### Job
The records below must be output exactly, without pictures.
* Start Data for this task *
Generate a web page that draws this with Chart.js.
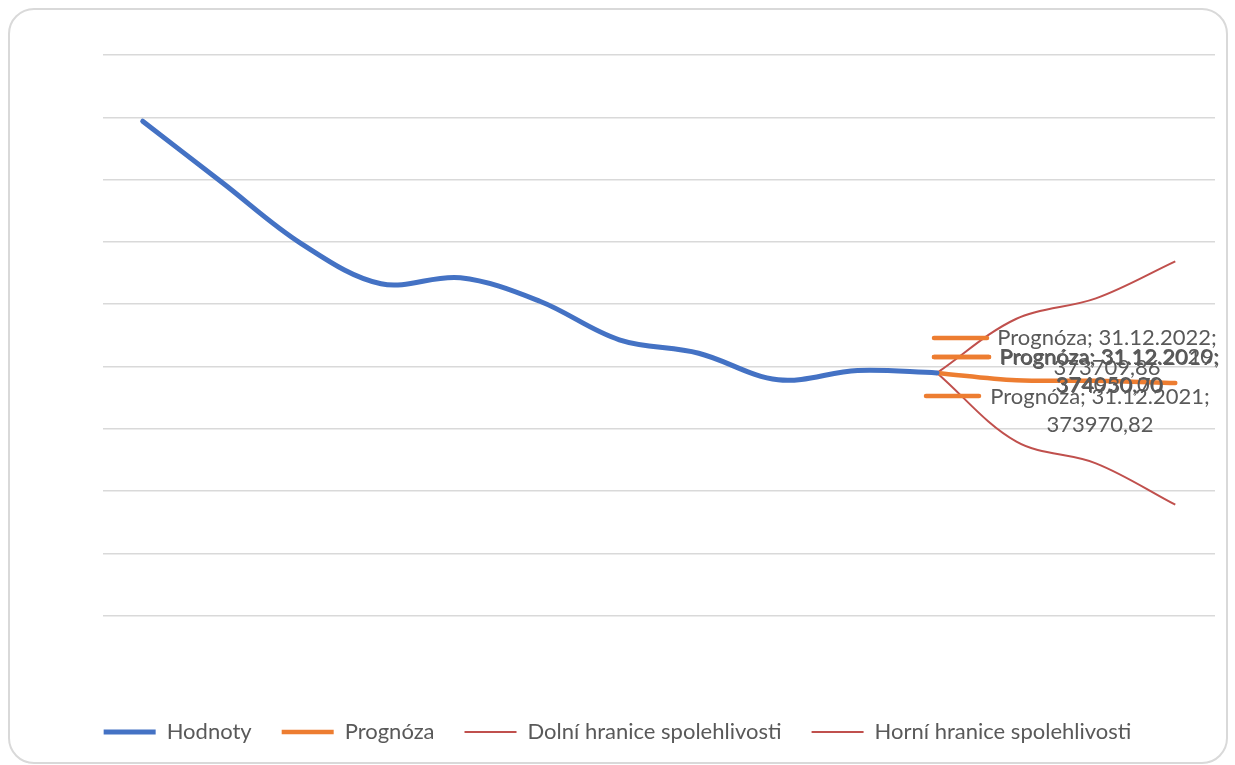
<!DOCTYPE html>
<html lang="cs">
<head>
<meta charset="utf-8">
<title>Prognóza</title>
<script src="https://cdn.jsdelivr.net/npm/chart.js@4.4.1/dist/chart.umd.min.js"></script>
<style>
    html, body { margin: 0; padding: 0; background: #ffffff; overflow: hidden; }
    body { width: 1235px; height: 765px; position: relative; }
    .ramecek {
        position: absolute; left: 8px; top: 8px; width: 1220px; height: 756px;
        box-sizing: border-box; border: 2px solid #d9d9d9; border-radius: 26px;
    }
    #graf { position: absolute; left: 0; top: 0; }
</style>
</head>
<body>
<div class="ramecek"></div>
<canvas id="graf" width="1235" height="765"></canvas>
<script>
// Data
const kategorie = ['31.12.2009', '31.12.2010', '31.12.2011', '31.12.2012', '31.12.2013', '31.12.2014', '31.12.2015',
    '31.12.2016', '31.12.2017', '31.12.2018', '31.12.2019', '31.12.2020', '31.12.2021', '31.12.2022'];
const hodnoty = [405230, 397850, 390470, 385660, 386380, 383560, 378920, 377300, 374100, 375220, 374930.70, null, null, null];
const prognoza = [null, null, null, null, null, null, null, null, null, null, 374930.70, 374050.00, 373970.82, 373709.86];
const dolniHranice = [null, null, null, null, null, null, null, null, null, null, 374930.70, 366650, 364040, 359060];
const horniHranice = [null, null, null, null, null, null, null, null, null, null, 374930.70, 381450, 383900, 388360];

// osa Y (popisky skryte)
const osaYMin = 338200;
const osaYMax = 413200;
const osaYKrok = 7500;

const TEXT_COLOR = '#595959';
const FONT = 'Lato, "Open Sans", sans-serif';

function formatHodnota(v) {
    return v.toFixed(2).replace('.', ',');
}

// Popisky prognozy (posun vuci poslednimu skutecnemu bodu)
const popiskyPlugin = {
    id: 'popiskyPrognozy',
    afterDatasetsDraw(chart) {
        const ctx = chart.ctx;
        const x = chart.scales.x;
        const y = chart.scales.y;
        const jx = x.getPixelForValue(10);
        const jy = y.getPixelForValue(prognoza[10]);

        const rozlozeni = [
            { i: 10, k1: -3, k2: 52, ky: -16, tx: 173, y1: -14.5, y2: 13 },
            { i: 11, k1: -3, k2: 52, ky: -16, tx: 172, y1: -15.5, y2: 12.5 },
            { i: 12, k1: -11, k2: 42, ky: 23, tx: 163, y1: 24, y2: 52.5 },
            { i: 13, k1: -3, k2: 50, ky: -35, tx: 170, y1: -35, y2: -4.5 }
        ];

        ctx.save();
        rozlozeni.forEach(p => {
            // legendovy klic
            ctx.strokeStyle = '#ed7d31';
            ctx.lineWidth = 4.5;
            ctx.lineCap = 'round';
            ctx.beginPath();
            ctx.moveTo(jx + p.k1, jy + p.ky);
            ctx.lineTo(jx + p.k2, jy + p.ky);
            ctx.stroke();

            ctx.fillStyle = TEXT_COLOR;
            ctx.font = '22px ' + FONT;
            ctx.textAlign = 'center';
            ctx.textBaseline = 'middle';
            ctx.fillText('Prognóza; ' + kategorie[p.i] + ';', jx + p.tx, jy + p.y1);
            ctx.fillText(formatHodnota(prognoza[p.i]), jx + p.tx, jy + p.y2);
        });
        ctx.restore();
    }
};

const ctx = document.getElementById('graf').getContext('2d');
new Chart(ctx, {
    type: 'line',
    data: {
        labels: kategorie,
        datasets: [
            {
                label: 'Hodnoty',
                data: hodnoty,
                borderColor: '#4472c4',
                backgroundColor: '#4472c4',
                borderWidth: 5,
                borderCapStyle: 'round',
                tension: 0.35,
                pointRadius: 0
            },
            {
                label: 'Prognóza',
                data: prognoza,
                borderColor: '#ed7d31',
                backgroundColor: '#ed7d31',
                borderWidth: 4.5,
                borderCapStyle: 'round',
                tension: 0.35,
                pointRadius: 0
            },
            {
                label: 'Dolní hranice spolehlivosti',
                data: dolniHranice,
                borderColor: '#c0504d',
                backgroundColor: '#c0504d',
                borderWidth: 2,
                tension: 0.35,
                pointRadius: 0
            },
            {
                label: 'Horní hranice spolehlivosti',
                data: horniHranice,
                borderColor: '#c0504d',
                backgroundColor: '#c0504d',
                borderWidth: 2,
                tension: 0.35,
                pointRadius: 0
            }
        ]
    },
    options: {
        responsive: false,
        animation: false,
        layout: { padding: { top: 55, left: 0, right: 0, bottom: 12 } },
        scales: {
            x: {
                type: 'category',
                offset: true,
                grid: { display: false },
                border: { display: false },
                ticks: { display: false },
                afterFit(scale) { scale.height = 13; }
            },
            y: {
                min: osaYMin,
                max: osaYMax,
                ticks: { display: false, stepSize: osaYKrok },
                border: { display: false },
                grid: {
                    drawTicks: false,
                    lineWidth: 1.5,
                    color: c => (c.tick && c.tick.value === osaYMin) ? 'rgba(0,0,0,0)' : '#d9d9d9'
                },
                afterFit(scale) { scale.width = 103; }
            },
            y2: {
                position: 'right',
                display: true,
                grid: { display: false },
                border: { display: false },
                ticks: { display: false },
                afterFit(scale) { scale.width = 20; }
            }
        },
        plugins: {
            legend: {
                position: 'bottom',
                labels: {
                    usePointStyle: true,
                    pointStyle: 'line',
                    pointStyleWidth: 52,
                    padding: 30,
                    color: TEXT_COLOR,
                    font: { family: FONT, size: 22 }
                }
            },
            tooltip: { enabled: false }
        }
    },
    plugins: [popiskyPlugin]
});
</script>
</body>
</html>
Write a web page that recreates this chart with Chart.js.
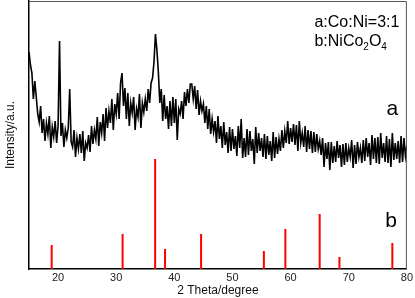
* End Data for this task *
### Worked answer
Generate a web page that draws this with Chart.js.
<!DOCTYPE html>
<html lang="cs">
<head>
<meta charset="utf-8">
<title>Prognóza</title>
<script src="https://cdn.jsdelivr.net/npm/chart.js@4.4.1/dist/chart.umd.min.js"></script>
<style>
    html, body { margin: 0; padding: 0; background: #ffffff; overflow: hidden; }
    body { width: 1235px; height: 765px; position: relative; }
    .ramecek {
        position: absolute; left: 8px; top: 8px; width: 1220px; height: 756px;
        box-sizing: border-box; border: 2px solid #d9d9d9; border-radius: 26px;
    }
    #graf { position: absolute; left: 0; top: 0; }
</style>
</head>
<body>
<div class="ramecek"></div>
<canvas id="graf" width="1235" height="765"></canvas>
<script>
// Data
const kategorie = ['31.12.2009', '31.12.2010', '31.12.2011', '31.12.2012', '31.12.2013', '31.12.2014', '31.12.2015',
    '31.12.2016', '31.12.2017', '31.12.2018', '31.12.2019', '31.12.2020', '31.12.2021', '31.12.2022'];
const hodnoty = [405230, 397850, 390470, 385660, 386380, 383560, 378920, 377300, 374100, 375220, 374930.70, null, null, null];
const prognoza = [null, null, null, null, null, null, null, null, null, null, 374930.70, 374050.00, 373970.82, 373709.86];
const dolniHranice = [null, null, null, null, null, null, null, null, null, null, 374930.70, 366650, 364040, 359060];
const horniHranice = [null, null, null, null, null, null, null, null, null, null, 374930.70, 381450, 383900, 388360];

// osa Y (popisky skryte)
const osaYMin = 338200;
const osaYMax = 413200;
const osaYKrok = 7500;

const TEXT_COLOR = '#595959';
const FONT = 'Lato, "Open Sans", sans-serif';

function formatHodnota(v) {
    return v.toFixed(2).replace('.', ',');
}

// Popisky prognozy (posun vuci poslednimu skutecnemu bodu)
const popiskyPlugin = {
    id: 'popiskyPrognozy',
    afterDatasetsDraw(chart) {
        const ctx = chart.ctx;
        const x = chart.scales.x;
        const y = chart.scales.y;
        const jx = x.getPixelForValue(10);
        const jy = y.getPixelForValue(prognoza[10]);

        const rozlozeni = [
            { i: 10, k1: -3, k2: 52, ky: -16, tx: 173, y1: -14.5, y2: 13 },
            { i: 11, k1: -3, k2: 52, ky: -16, tx: 172, y1: -15.5, y2: 12.5 },
            { i: 12, k1: -11, k2: 42, ky: 23, tx: 163, y1: 24, y2: 52.5 },
            { i: 13, k1: -3, k2: 50, ky: -35, tx: 170, y1: -35, y2: -4.5 }
        ];

        ctx.save();
        rozlozeni.forEach(p => {
            // legendovy klic
            ctx.strokeStyle = '#ed7d31';
            ctx.lineWidth = 4.5;
            ctx.lineCap = 'round';
            ctx.beginPath();
            ctx.moveTo(jx + p.k1, jy + p.ky);
            ctx.lineTo(jx + p.k2, jy + p.ky);
            ctx.stroke();

            ctx.fillStyle = TEXT_COLOR;
            ctx.font = '22px ' + FONT;
            ctx.textAlign = 'center';
            ctx.textBaseline = 'middle';
            ctx.fillText('Prognóza; ' + kategorie[p.i] + ';', jx + p.tx, jy + p.y1);
            ctx.fillText(formatHodnota(prognoza[p.i]), jx + p.tx, jy + p.y2);
        });
        ctx.restore();
    }
};

const ctx = document.getElementById('graf').getContext('2d');
new Chart(ctx, {
    type: 'line',
    data: {
        labels: kategorie,
        datasets: [
            {
                label: 'Hodnoty',
                data: hodnoty,
                borderColor: '#4472c4',
                backgroundColor: '#4472c4',
                borderWidth: 5,
                borderCapStyle: 'round',
                tension: 0.35,
                pointRadius: 0
            },
            {
                label: 'Prognóza',
                data: prognoza,
                borderColor: '#ed7d31',
                backgroundColor: '#ed7d31',
                borderWidth: 4.5,
                borderCapStyle: 'round',
                tension: 0.35,
                pointRadius: 0
            },
            {
                label: 'Dolní hranice spolehlivosti',
                data: dolniHranice,
                borderColor: '#c0504d',
                backgroundColor: '#c0504d',
                borderWidth: 2,
                tension: 0.35,
                pointRadius: 0
            },
            {
                label: 'Horní hranice spolehlivosti',
                data: horniHranice,
                borderColor: '#c0504d',
                backgroundColor: '#c0504d',
                borderWidth: 2,
                tension: 0.35,
                pointRadius: 0
            }
        ]
    },
    options: {
        responsive: false,
        animation: false,
        layout: { padding: { top: 55, left: 0, right: 0, bottom: 12 } },
        scales: {
            x: {
                type: 'category',
                offset: true,
                grid: { display: false },
                border: { display: false },
                ticks: { display: false },
                afterFit(scale) { scale.height = 13; }
            },
            y: {
                min: osaYMin,
                max: osaYMax,
                ticks: { display: false, stepSize: osaYKrok },
                border: { display: false },
                grid: {
                    drawTicks: false,
                    lineWidth: 1.5,
                    color: c => (c.tick && c.tick.value === osaYMin) ? 'rgba(0,0,0,0)' : '#d9d9d9'
                },
                afterFit(scale) { scale.width = 103; }
            },
            y2: {
                position: 'right',
                display: true,
                grid: { display: false },
                border: { display: false },
                ticks: { display: false },
                afterFit(scale) { scale.width = 20; }
            }
        },
        plugins: {
            legend: {
                position: 'bottom',
                labels: {
                    usePointStyle: true,
                    pointStyle: 'line',
                    pointStyleWidth: 52,
                    padding: 30,
                    color: TEXT_COLOR,
                    font: { family: FONT, size: 22 }
                }
            },
            tooltip: { enabled: false }
        }
    },
    plugins: [popiskyPlugin]
});
</script>
</body>
</html>
Write a web page that recreates this chart with Chart.js.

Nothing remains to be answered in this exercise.